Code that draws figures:
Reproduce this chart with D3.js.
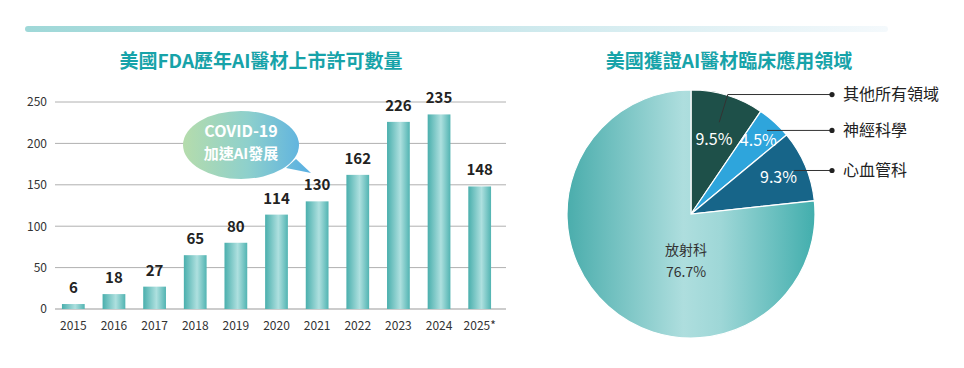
<!DOCTYPE html>
<html>
<head>
<meta charset="utf-8" />
<title>美國FDA AI醫材</title>
<script src="https://d3js.org/d3.v7.min.js"></script>
<style>
    body { margin: 0; background: #fff; }
    svg text { font-family: "Noto Sans CJK TC", "Noto Sans", sans-serif; }
</style>
</head>
<body>
<svg id="chart" width="964" height="368"></svg>
<script>
// bar chart data
var years = ["2015", "2016", "2017", "2018", "2019", "2020", "2021", "2022", "2023", "2024", "2025*"];
var approvals = [6, 18, 27, 65, 80, 114, 130, 162, 226, 235, 148];
var yTicks = [0, 50, 100, 150, 200, 250];

// pie data
var fields = ["其他所有領域", "神經科學", "心血管科", "放射科"];
var shares = [9.5, 4.5, 9.3, 76.7];
var pieColors = ["#1e5049", "#2ea5dc", "#176589", "url(#radGrad)"];

var svg = d3.select("#chart");
var defs = svg.append("defs");

function addGrad(id, stops, attrs) {
    var g = defs.append("linearGradient").attr("id", id);
    for (var k in attrs) g.attr(k, attrs[k]);
    stops.forEach(function(s) {
        g.append("stop").attr("offset", s[0]).attr("stop-color", s[1]);
    });
}

var cx = 691, cy = 214, radius = 124;

addGrad("topGrad", [[0, "#9fd8d8"], [0.5, "#c6e6ea"], [1, "#f4f9fc"]], {});
addGrad("barGrad", [[0, "#4aafad"], [0.58, "#aee0df"], [1, "#52b4b2"]], {});
addGrad("bubbleGrad", [[0, "#b5dcac"], [0.5, "#8ed0cc"], [1, "#57aee3"]],
    {gradientUnits: "userSpaceOnUse", x1: 183, x2: 312, y1: 0, y2: 0});
// pie group is translated to the centre, so the gradient runs -r..r
addGrad("radGrad", [[0, "#4aadac"], [0.47, "#aedede"], [0.62, "#9ed7d7"], [1, "#42aead"]],
    {gradientUnits: "userSpaceOnUse", x1: -radius, x2: radius, y1: 0, y2: 0});

// top decorative strip
svg.append("rect")
    .attr("x", 25).attr("y", 26).attr("width", 863).attr("height", 6)
    .attr("rx", 3)
    .attr("fill", "url(#topGrad)");

// titles
svg.append("text")
    .attr("x", 261).attr("y", 61).attr("dy", "0.35em")
    .attr("text-anchor", "middle")
    .attr("fill", "#17a3a9").attr("font-size", 19).attr("font-weight", "bold")
    .text("美國FDA歷年AI醫材上市許可數量");

svg.append("text")
    .attr("x", 729).attr("y", 61).attr("dy", "0.35em")
    .attr("text-anchor", "middle")
    .attr("fill", "#17a3a9").attr("font-size", 19).attr("font-weight", "bold")
    .text("美國獲證AI醫材臨床應用領域");

// ---------- bar chart ----------
var x = d3.scaleBand()
    .domain(years)
    .range([53, 500])
    .paddingInner(0.44)
    .paddingOuter(0.22);

var y = d3.scaleLinear()
    .domain([0, 250])
    .range([309, 102]);

var grid = svg.append("g");
grid.selectAll("line")
    .data(yTicks)
    .enter()
    .append("line")
    .attr("x1", 55).attr("x2", 506)
    .attr("y1", function(d) { return y(d); })
    .attr("y2", function(d) { return y(d); })
    .attr("stroke", function(d) { return d === 0 ? "#999" : "#b0b0b0"; })
    .attr("stroke-width", 1);

var yAxis = d3.axisLeft(y).tickValues(yTicks).tickSize(0).tickPadding(0);
var yg = svg.append("g").attr("transform", "translate(47,0)").call(yAxis);
yg.select(".domain").remove();
yg.selectAll("text").attr("font-size", 12).attr("fill", "#333");

var xAxis = d3.axisBottom(x).tickSize(0).tickPadding(0);
var xg = svg.append("g").attr("transform", "translate(0,321)").call(xAxis);
xg.select(".domain").remove();
xg.selectAll("text").attr("font-size", 12).attr("fill", "#333");

svg.selectAll(".bar")
    .data(approvals)
    .enter()
    .append("rect")
    .attr("class", "bar")
    .attr("x", function(d, i) { return x(years[i]); })
    .attr("width", x.bandwidth())
    .attr("y", function(d) { return y(d); })
    .attr("height", function(d) { return y(0) - y(d); })
    .attr("fill", "url(#barGrad)");

svg.selectAll(".val")
    .data(approvals)
    .enter()
    .append("text")
    .attr("class", "val")
    .attr("x", function(d, i) { return x(years[i]) + x.bandwidth() / 2; })
    .attr("y", function(d) { return y(d) - 11; })
    .attr("text-anchor", "middle")
    .attr("font-size", 15).attr("font-weight", "bold").attr("fill", "#222")
    .text(function(d) { return d; });

// speech bubble
var bubble = svg.append("g");
bubble.append("path")
    .attr("d", "M286,168 L311,173 L296,159 Z")
    .attr("fill", "url(#bubbleGrad)");
bubble.append("ellipse")
    .attr("cx", 241).attr("cy", 145).attr("rx", 58).attr("ry", 34)
    .attr("fill", "url(#bubbleGrad)");
bubble.append("text")
    .attr("x", 241).attr("y", 137)
    .attr("text-anchor", "middle").attr("fill", "#fff")
    .attr("font-size", 16).attr("font-weight", "bold")
    .text("COVID-19");
bubble.append("text")
    .attr("x", 241).attr("y", 159)
    .attr("text-anchor", "middle").attr("fill", "#fff")
    .attr("font-size", 15).attr("font-weight", "bold")
    .text("加速AI發展");

// ---------- pie chart ----------
var pie = d3.pie().sort(null).value(function(d) { return d; });
var arcs = pie(shares);
var arc = d3.arc().innerRadius(0).outerRadius(radius);

var pg = svg.append("g").attr("transform", "translate(" + cx + "," + cy + ")");

pg.selectAll("path")
    .data(arcs)
    .enter()
    .append("path")
    .attr("d", arc)
    .attr("fill", function(d, i) { return pieColors[i]; })
    .attr("stroke", "#fff")
    .attr("stroke-width", 1.2);

function mid(d) { return (d.startAngle + d.endAngle) / 2; }

// percentage labels inside the small slices
var labelR = [78, 100, 95];
arcs.slice(0, 3).forEach(function(d, i) {
    var p = d3.pointRadial(mid(d), labelR[i]);
    pg.append("text")
        .attr("x", p[0]).attr("y", p[1]).attr("dy", "0.35em")
        .attr("text-anchor", "middle")
        .attr("fill", "#fff").attr("font-size", 16)
        .text(shares[i] + "%");
});

// radiology label
pg.append("text")
    .attr("x", -5).attr("y", 36).attr("dy", "0.35em")
    .attr("text-anchor", "middle").attr("fill", "#333").attr("font-size", 14)
    .text(fields[3]);
pg.append("text")
    .attr("x", -5).attr("y", 58).attr("dy", "0.35em")
    .attr("text-anchor", "middle").attr("fill", "#333").attr("font-size", 14)
    .text(shares[3] + "%");

// leader lines and labels
var leaderIn = [96, 113, 112];
var leaderOut = [125, null, null];
var leaderEnd = 141; // x of dot, relative to pie center
arcs.slice(0, 3).forEach(function(d, i) {
    var a = mid(d);
    var p0 = d3.pointRadial(a, leaderIn[i]);
    var pts = [p0];
    if (leaderOut[i]) pts.push(d3.pointRadial(a, leaderOut[i]));
    var last = pts[pts.length - 1];
    pts.push([leaderEnd, last[1]]);
    pg.append("path")
        .attr("d", d3.line()(pts))
        .attr("fill", "none").attr("stroke", "#333").attr("stroke-width", 1);
    pg.append("circle")
        .attr("cx", leaderEnd).attr("cy", last[1]).attr("r", 2.6)
        .attr("fill", "#222");
    pg.append("text")
        .attr("x", leaderEnd + 11).attr("y", last[1]).attr("dy", "0.35em")
        .attr("fill", "#222").attr("font-size", 16)
        .text(fields[i]);
});
</script>
</body>
</html>
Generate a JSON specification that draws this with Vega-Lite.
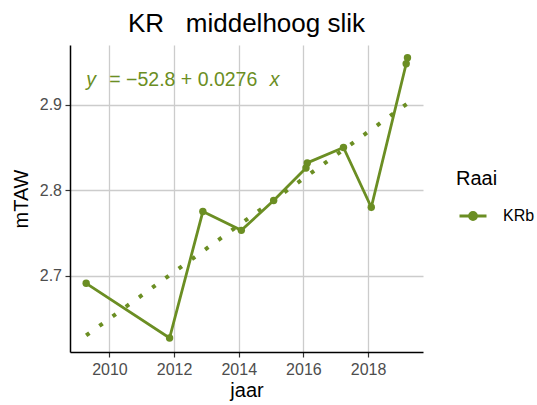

_Required work:_ Pull every line containing "with" out of the data above.

_Exercise output:_
Reproduce this chart with D3.js.
Generate a JSON specification that draws this with Vega-Lite.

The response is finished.